Tesla this week shared more information about its upcoming Dojo supercomputer and revealed some of the hardware that will make up the exascale system.
Since 2019 Tesla CEO Elon Musk has periodically tweeted about Dojo, a ‘neural network exaflop supercomputer,’ but has shared few details up to this point.
During its AI Day event this week, the electric car and energy company revealed its in-house D1 chip that will power the system and a ‘training tile’ module.
Ganesh Venkataramanan, Tesla’s senior director of Autopilot hardware and lead of Project Dojo, said the 7nm D1 chip was designed in-house specifically for machine learning and to remove bandwidth bottlenecks.
Each of the D1’s 354 chip nodes reportedly has one teraflops (1,024 gflops) of compute. Venkataramanan said the entire chip was capable of up to 363 teraflops of compute as well as 10tbps of on-chip bandwidth/4tbps of off-chip bandwidth.
“There is no dark silicon, no legacy support, this is a pure machine learning machine,” he said. “This was entirely designed by Tesla team internally, all the way from the architecture to the package. This chip is like GPU-level compute with a CPU level flexibility and twice the network chip-level I/O bandwidth.”
To house the chips, the company has developed what its calls ‘training tiles’ with which to build its computing systems. Each tile consists of 25 D1 chips in an integrated multi-chip module, with each tile providing nine petaflops of compute and 36tbps of off-tile bandwidth.

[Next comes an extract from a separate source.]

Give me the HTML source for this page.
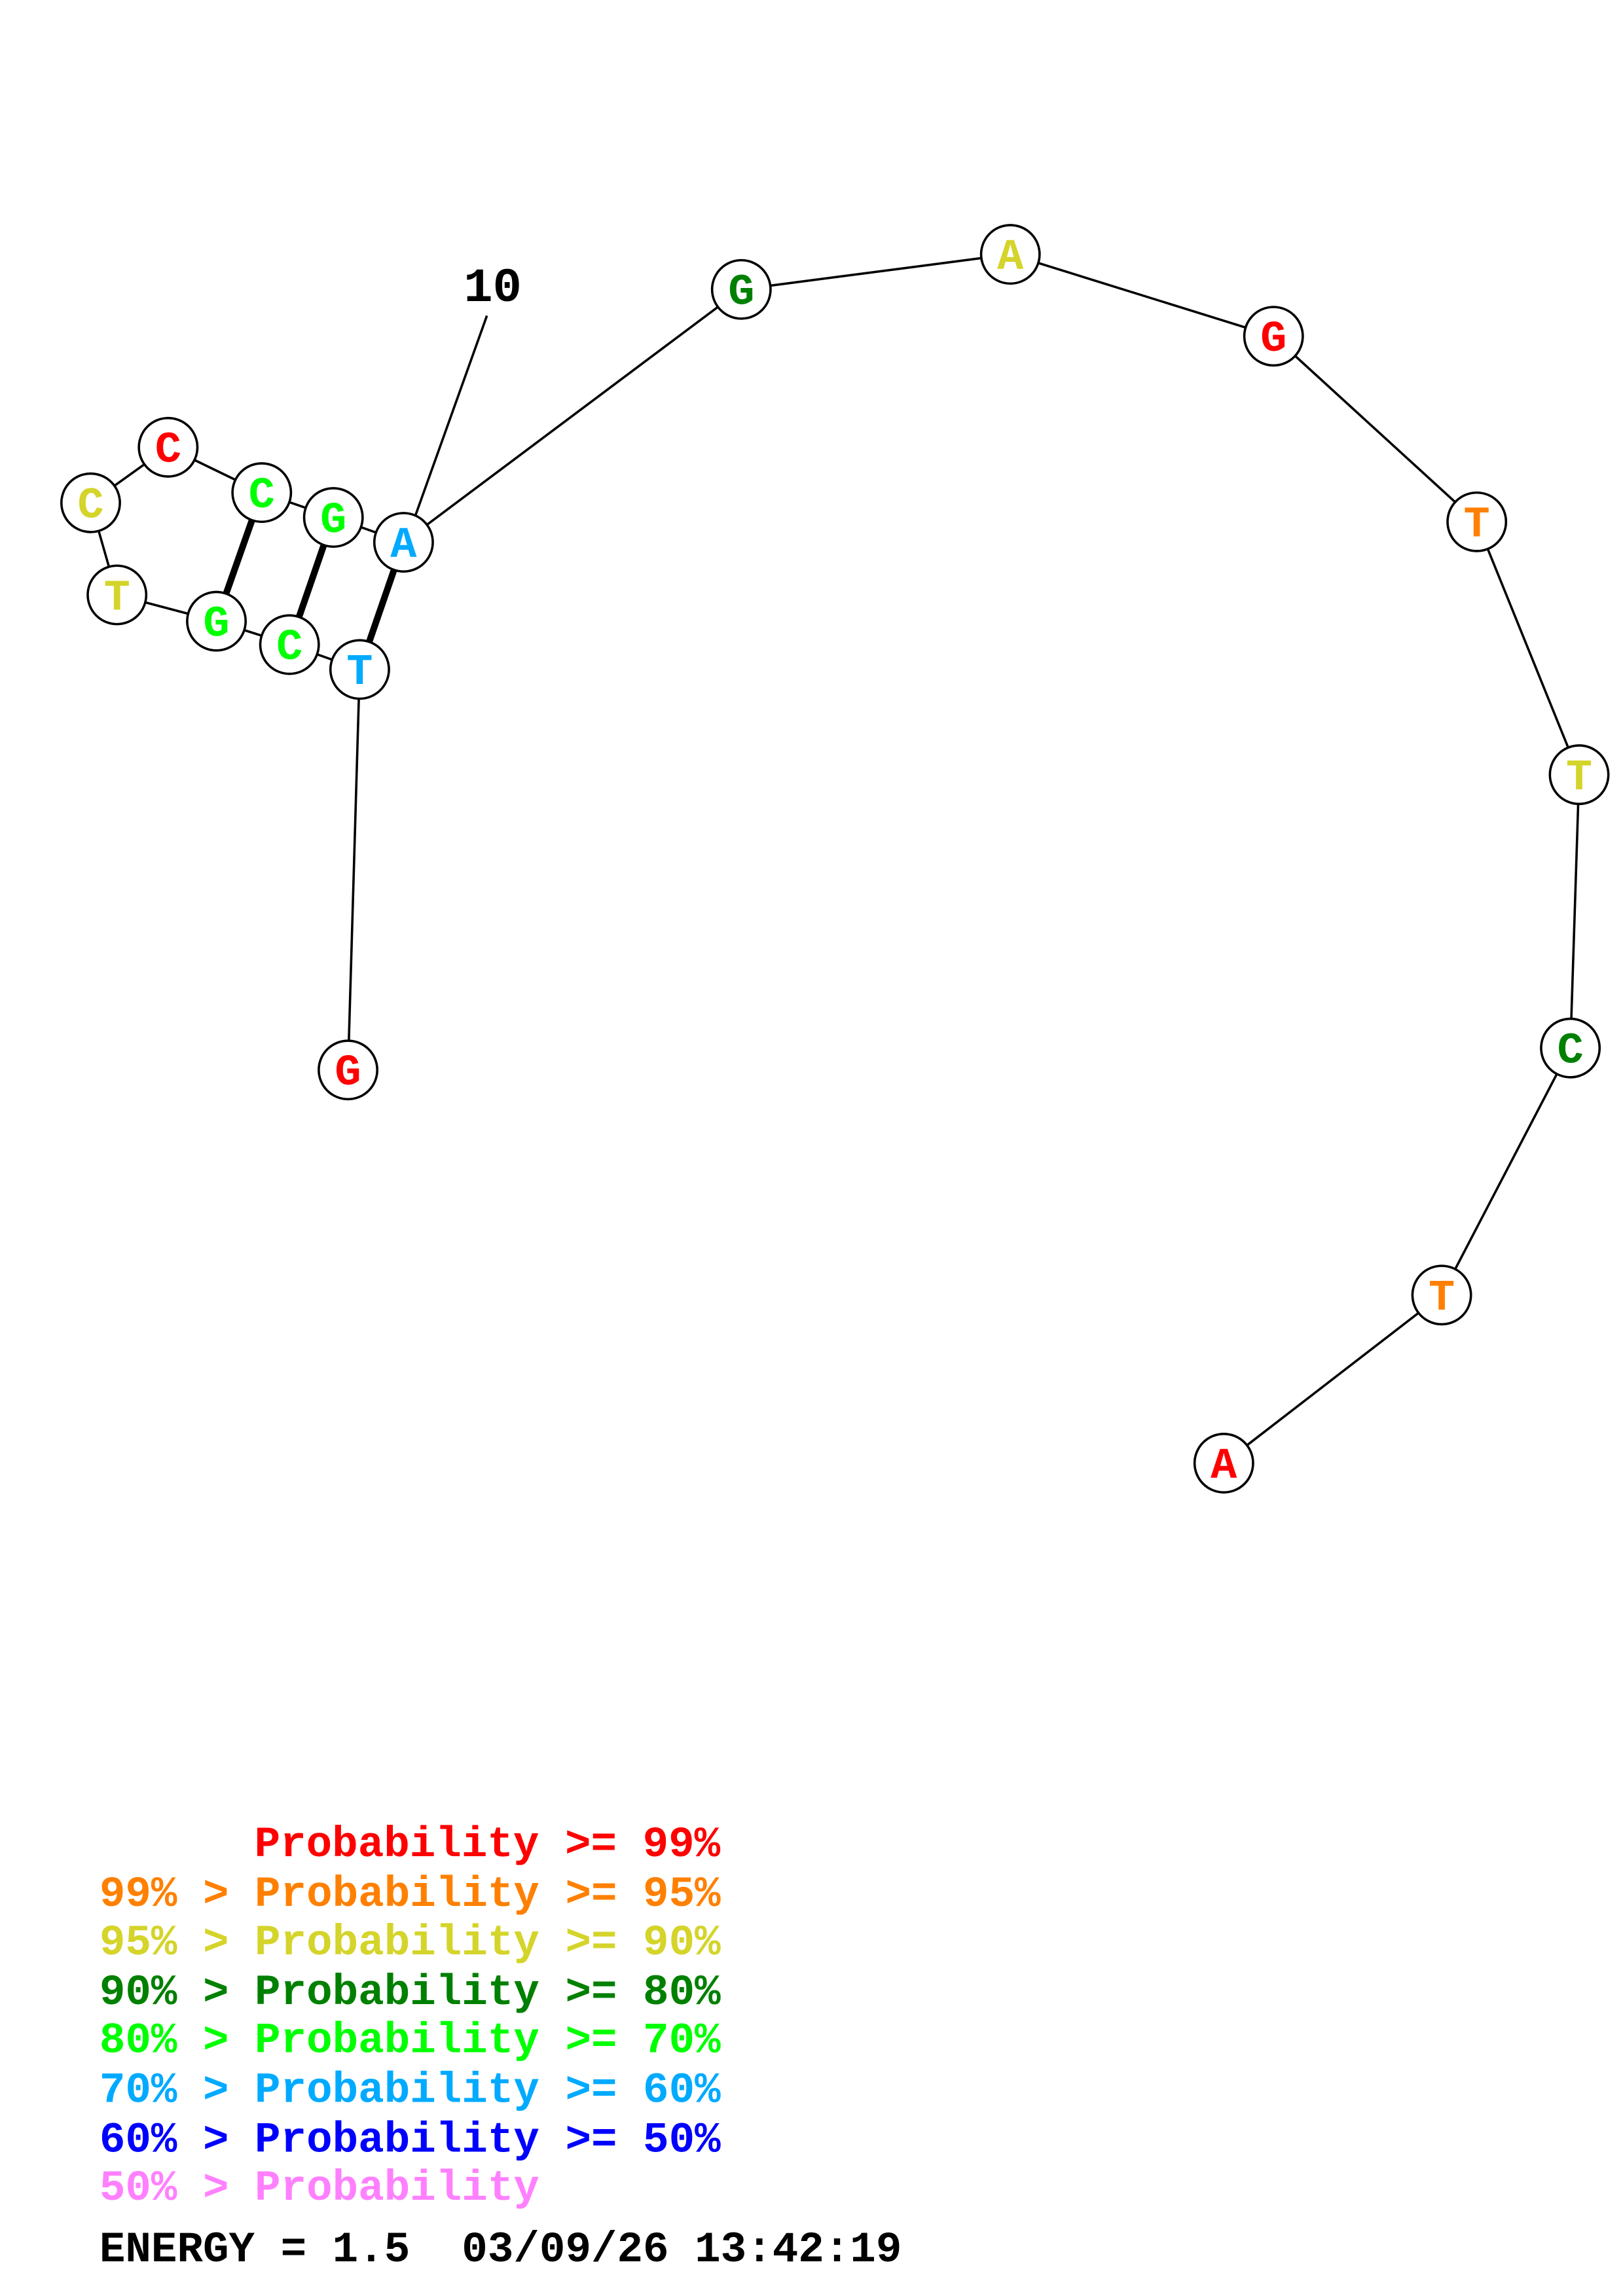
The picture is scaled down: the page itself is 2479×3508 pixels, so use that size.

Venkataramanan said the first training tile was delivered and tested last week. To create Dojo, the company says it plans to install two trays of six tiles in a single cabinet, for 100 petaflops of compute per cabinet. Once complete, the company will have a single ‘Exapod’ capable 1.1 exaflops of AI compute via 10 connected cabinets; the entire system will house 120 tiles, 3,000 D1 chips, and more than one million nodes.
Musk said the system will be operational next year.
Even without Dojo, Tesla's existing HPC capabilities are substantial. In June, Andrej Karpathy, senior director of AI at Tesla, discussed the details of an unnamed pre-Dojo supercomputer the company is using.
This cluster, one of three the company currently operates, has 720 nodes, each powered by eight 80GB Nvidia A100 GPUs totaling 5,760 A100s throughout the system. Based on previous benchmarking of A100 performance on Nvidia’s own 63 petaflops Selene supercomputer, 720 sets of eight-A100 nodes could yield around 81.6 Linpack petaflops; which would place the machine fifth on the most recent Top500 list.
During this week’s event, the company said it currently has around 10,000 GPUs across three HPC clusters; as well as the previously mentioned 5670 system which is used for training, it has a second, 4032 GPU system for training and a 1752 GPU system for auto-labeling.
This week’s AI event also saw the company reveal its concept for a 5’8” humanoid robot known as the Tesla Bot. A prototype is expected sometime next year.